— Do this —
Set down the data below from its first line to the line holding "const yTicks = [1.0,1.2,1.4];", inclusive; omit all pictures.

— Given information —
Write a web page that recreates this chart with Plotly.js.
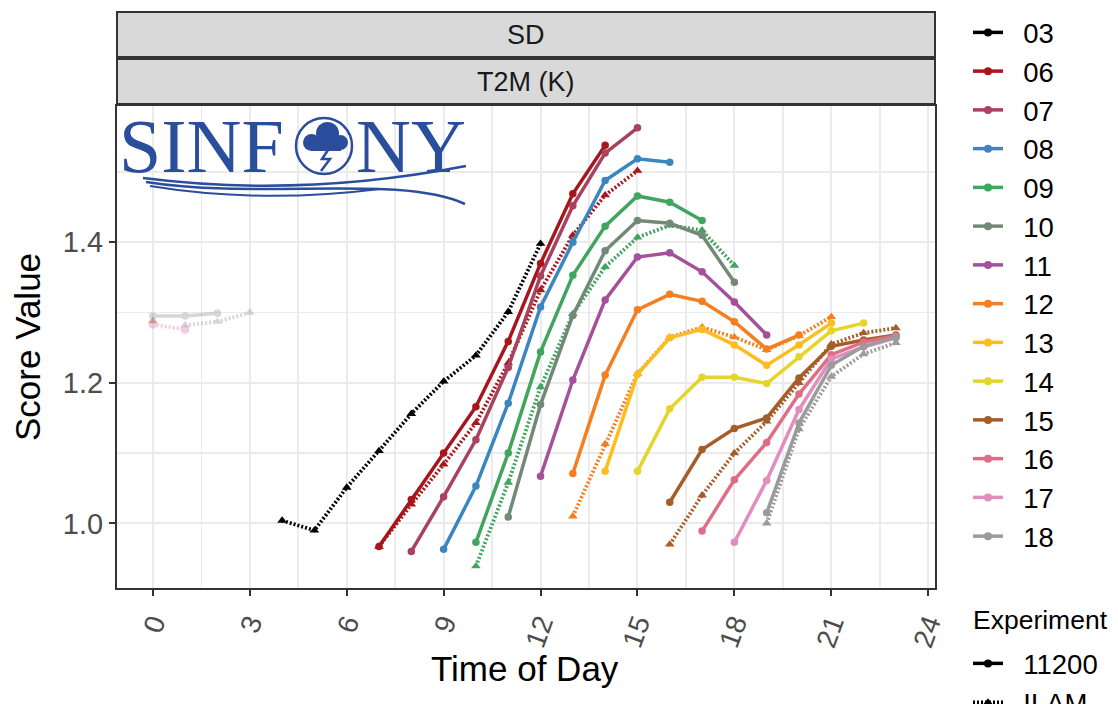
<!DOCTYPE html>
<html><head><meta charset="utf-8">
<script src="https://cdn.plot.ly/plotly-3.0.1.min.js"></script>
<style>html,body{margin:0;padding:0;background:#fff}#chart{width:1118px;height:704px}</style>
</head><body><div id="chart"></div>
<script>
// ---- data ----
const runLabels = ['03','06','07','08','09','10','11','12','13','14','15','16','17','18'];
const runColors = ['#000000','#A8161D','#A8425E','#3A87C0','#40A65E','#748878','#A4509B','#F47E20','#FDBD1F','#E5D52B','#A65D29','#DE6E86','#E38CC0','#9B9B9B'];
const experiments = ['11200','ILAM'];
const xTicks = [0,3,6,9,12,15,18,21,24];
const yTicks = [1.0,1.2,1.4];

// 11200 experiment (solid, circles)
const x06 = [7,8,9,10,11,12,13,14];            const y06 = [0.967,1.034,1.100,1.166,1.259,1.370,1.469,1.538];
const x07 = [8,9,10,11,12,13,14,15];           const y07 = [0.960,1.038,1.119,1.222,1.352,1.452,1.527,1.563];
const x08 = [9,10,11,12,13,14,15,16];          const y08 = [0.963,1.053,1.171,1.308,1.400,1.488,1.519,1.514];
const x09 = [10,11,12,13,14,15,16,17];         const y09 = [0.973,1.100,1.244,1.353,1.423,1.466,1.457,1.431];
const x10 = [11,12,13,14,15,16,17,18];         const y10 = [1.009,1.169,1.296,1.388,1.431,1.427,1.410,1.343];
const x11 = [12,13,14,15,16,17,18,19];         const y11 = [1.067,1.204,1.318,1.379,1.385,1.358,1.315,1.268];
const x12 = [13,14,15,16,17,18,19,20];         const y12 = [1.071,1.211,1.304,1.326,1.316,1.287,1.248,1.268];
const x13 = [14,15,16,17,18,19,20,21];         const y13 = [1.074,1.212,1.264,1.276,1.254,1.225,1.254,1.285];
const x14 = [15,16,17,18,19,20,21,22];         const y14 = [1.074,1.163,1.208,1.208,1.199,1.237,1.274,1.285];
const x15 = [16,17,18,19,20,21,22,23];         const y15 = [1.030,1.105,1.135,1.150,1.207,1.252,1.261,1.268];
const x16 = [17,18,19,20,21,22,23];            const y16 = [0.989,1.062,1.115,1.184,1.240,1.258,1.267];
const x17 = [18,19,20,21,22,23];               const y17 = [0.973,1.061,1.162,1.234,1.251,1.264];
const x18 = [19,20,21,22,23];                  const y18 = [1.015,1.143,1.225,1.252,1.265];
// ILAM experiment (dotted, triangles)
const x03I = [4,5,6,7,8,9,10,11,12];           const y03I = [1.004,0.990,1.051,1.103,1.156,1.202,1.239,1.301,1.398];
const x06I = [7,8,9,10,11,12,13,14,15];        const y06I = [0.967,1.027,1.084,1.143,1.228,1.332,1.410,1.467,1.502];
const x09I = [10,11,12,13,14,15,16,17,18];     const y09I = [0.939,1.058,1.194,1.298,1.365,1.407,1.424,1.417,1.367];
const x12I = [13,14,15,16,17,18,19,20,21];     const y12I = [1.010,1.113,1.213,1.265,1.279,1.265,1.247,1.267,1.294];
const x15I = [16,17,18,19,20,21,22,23];        const y15I = [0.970,1.040,1.100,1.145,1.200,1.255,1.271,1.278];
const x18I = [19,20,21,22,23];                 const y18I = [1.000,1.134,1.209,1.241,1.257];
// faded values after midnight
const x18n = [0,1,2];   const y18n = [1.295,1.295,1.299];
const x18In = [1,2,3];  const y18In = [1.282,1.287,1.300];
const x17n = [0,1];     const y17n = [1.283,1.276];
const x15In = [0];      const y15In = [1.288];

// ---- geometry helpers (panel: 117..935 x 106..588 px) ----
const L = 117, R = 935, T = 106, B = 588, W = 1118, H = 704;
const px = v => (v - L) / (R - L);
const py = v => (B - v) / (B - T);

const col = r => runColors[runLabels.indexOf(r)];
const traces = [];
function add(x, y, run, exp, opacity) {
  const ilam = exp === 'ILAM';
  traces.push({
    x: x, y: y, type: 'scatter', mode: 'lines+markers', showlegend: false, hoverinfo: 'skip',
    opacity: opacity || 1,
    line: {color: col(run), width: ilam ? 3.8 : 3.5, dash: ilam ? '2px,2px' : 'solid'},
    marker: {color: col(run), size: ilam ? 8.5 : 7.5, symbol: ilam ? 'triangle-up' : 'circle'}
  });
}
// faded first (below)
add(x18n, y18n, '18', '11200', 0.4);
add(x18In, y18In, '18', 'ILAM', 0.4);
add(x17n, y17n, '17', 'ILAM', 0.45);
traces[traces.length-1].marker.symbol = 'circle';
add(x15In, y15In, '15', 'ILAM', 0.45);

add(x03I, y03I, '03', 'ILAM');
add(x06, y06, '06', '11200'); add(x06I, y06I, '06', 'ILAM');
add(x07, y07, '07', '11200');
add(x08, y08, '08', '11200');
add(x09, y09, '09', '11200'); add(x09I, y09I, '09', 'ILAM');
add(x10, y10, '10', '11200');
add(x11, y11, '11', '11200');
add(x12, y12, '12', '11200'); add(x12I, y12I, '12', 'ILAM');
add(x13, y13, '13', '11200');
add(x14, y14, '14', '11200');
add(x15, y15, '15', '11200'); add(x15I, y15I, '15', 'ILAM');
add(x16, y16, '16', '11200');
add(x17, y17, '17', '11200');
add(x18, y18, '18', '11200'); add(x18I, y18I, '18', 'ILAM');

// legend entries
const pad = '\u00A0\u00A0';
runLabels.forEach((r, i) => traces.push({
  x: [null], y: [null], type: 'scatter', mode: 'lines+markers', name: pad + r, legend: 'legend',
  line: {color: runColors[i], width: 3.5}, marker: {color: runColors[i], size: 8}
}));
experiments.forEach(e => traces.push({
  x: [null], y: [null], type: 'scatter', mode: 'lines+markers', name: pad + e, legend: 'legend2',
  line: {color: '#000', width: 3.5, dash: e === 'ILAM' ? '2px,2px' : 'solid'},
  marker: {color: '#000', size: 8, symbol: e === 'ILAM' ? 'triangle-up' : 'circle'}
}));

const blue = '#2A4E9C';
const shapes = [
  // strips
  {type:'rect', xref:'paper', yref:'paper', x0:0, x1:1, y0:py(57), y1:py(12), fillcolor:'#D9D9D9', line:{color:'#333333', width:2}},
  {type:'rect', xref:'paper', yref:'paper', x0:0, x1:1, y0:py(104), y1:py(59), fillcolor:'#D9D9D9', line:{color:'#333333', width:2}},
  // logo background
  {type:'rect', xref:'paper', yref:'paper', x0:px(119), x1:px(466), y0:py(207), y1:py(113), fillcolor:'#FFFFFF', line:{width:0}, layer:'below'},
  // O ring
  {type:'circle', xref:'paper', yref:'paper', x0:px(296), x1:px(352), y0:py(174), y1:py(118), line:{color:blue, width:2.5}},
  // cloud
  {type:'circle', xref:'paper', yref:'paper', x0:px(316), x1:px(339), y0:py(145), y1:py(122), fillcolor:blue, line:{width:0}},
  {type:'circle', xref:'paper', yref:'paper', x0:px(303), x1:px(320), y0:py(151), y1:py(134), fillcolor:blue, line:{width:0}},
  {type:'circle', xref:'paper', yref:'paper', x0:px(333), x1:px(348), y0:py(150), y1:py(135), fillcolor:blue, line:{width:0}},
  {type:'rect', xref:'paper', yref:'paper', x0:px(311), x1:px(341), y0:py(151), y1:py(140), fillcolor:blue, line:{width:0}},
  // lightning
  {type:'path', xref:'paper', yref:'paper', path:`M${px(330)},${py(147)} L${px(322)},${py(159)} L${px(330)},${py(159)} L${px(321)},${py(171)}`, line:{color:blue, width:2.5}},
  // waves
  {type:'path', xref:'paper', yref:'paper', path:`M${px(143)},${py(178)} Q${px(300)},${py(198)} ${px(466)},${py(166)}`, line:{color:blue, width:2.5}},
  {type:'path', xref:'paper', yref:'paper', path:`M${px(146)},${py(182)} C${px(260)},${py(200)} ${px(400)},${py(174)} ${px(465)},${py(204)}`, line:{color:blue, width:2.5}},
  {type:'path', xref:'paper', yref:'paper', path:`M${px(150)},${py(186)} Q${px(260)},${py(204)} ${px(380)},${py(189)}`, line:{color:blue, width:2}}
];

const ann = (text, x, y, font, extra) => Object.assign({text, xref:'paper', yref:'paper', x:px(x), y:py(y),
  xanchor:'center', yanchor:'middle', showarrow:false, font}, extra || {});
const annotations = [
  ann('SD', 526, 35, {size:27, color:'#1A1A1A'}),
  ann('T2M (K)', 526, 82, {size:27, color:'#1A1A1A'}),
  ann('Score Value', 27, 347, {size:35, color:'#000'}, {textangle:-90}),
  ann('Time of Day', 525, 668, {size:35, color:'#000'}),
  ann('Experiment', 971, 620, {size:26.5, color:'#000'}, {xanchor:'left'}),
  ann('SINF', 286, 146, {family:'Liberation Serif', size:76, color:blue}, {xanchor:'right'}),
  ann('NY', 354, 146, {family:'Liberation Serif', size:76, color:blue}, {xanchor:'left'})
];

const layout = {
  width: W, height: H,
  margin: {l: L, r: W - R, t: T, b: H - B, pad: 0, autoexpand: false},
  paper_bgcolor: '#fff', plot_bgcolor: '#fff',
  font: {family: 'Liberation Sans, Arial, sans-serif', color: '#000'},
  xaxis: {
    range: [-1.11, 24.21], tickvals: xTicks, ticktext: xTicks.map(String), tickangle: -70,
    ticks: 'outside', ticklen: 6, tickwidth: 2, tickcolor: '#333333',
    tickfont: {size: 28, color: '#4D4D4D'},
    showgrid: true, gridcolor: '#EBEBEB', gridwidth: 2, zeroline: false,
    minor: {tickvals: [1.5,4.5,7.5,10.5,13.5,16.5,19.5,22.5], showgrid: true, gridcolor: '#EBEBEB', gridwidth: 1.5, ticks: ''},
    showline: true, mirror: true, linecolor: '#333333', linewidth: 2
  },
  yaxis: {
    range: [0.908, 1.594], tickvals: yTicks, ticktext: yTicks.map(v => v.toFixed(1)),
    ticks: 'outside', ticklen: 6, tickwidth: 2, tickcolor: '#333333',
    tickfont: {size: 29, color: '#4D4D4D'},
    showgrid: true, gridcolor: '#EBEBEB', gridwidth: 2, zeroline: false,
    minor: {tickvals: [1.1,1.3,1.5], showgrid: true, gridcolor: '#EBEBEB', gridwidth: 1.5, ticks: ''},
    showline: true, mirror: true, linecolor: '#333333', linewidth: 2
  },
  legend: {x: px(968), xanchor: 'left', y: py(8), yanchor: 'top', font: {size: 27.5, color: '#000'},
           bgcolor: 'rgba(0,0,0,0)', itemwidth: 30, tracegroupgap: 0, maxheight: 600},
  legend2: {x: px(968), xanchor: 'left', y: py(639), yanchor: 'top', font: {size: 27.5, color: '#000'},
           bgcolor: 'rgba(0,0,0,0)', itemwidth: 30, maxheight: 300},
  shapes: shapes, annotations: annotations, showlegend: true
};

Plotly.newPlot('chart', traces, layout, {displayModeBar: false, staticPlot: true});
</script></body></html>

— Solved problem —
Write a web page that recreates this chart with Plotly.js.
<!DOCTYPE html>
<html><head><meta charset="utf-8">
<script src="https://cdn.plot.ly/plotly-3.0.1.min.js"></script>
<style>html,body{margin:0;padding:0;background:#fff}#chart{width:1118px;height:704px}</style>
</head><body><div id="chart"></div>
<script>
// ---- data ----
const runLabels = ['03','06','07','08','09','10','11','12','13','14','15','16','17','18'];
const runColors = ['#000000','#A8161D','#A8425E','#3A87C0','#40A65E','#748878','#A4509B','#F47E20','#FDBD1F','#E5D52B','#A65D29','#DE6E86','#E38CC0','#9B9B9B'];
const experiments = ['11200','ILAM'];
const xTicks = [0,3,6,9,12,15,18,21,24];
const yTicks = [1.0,1.2,1.4];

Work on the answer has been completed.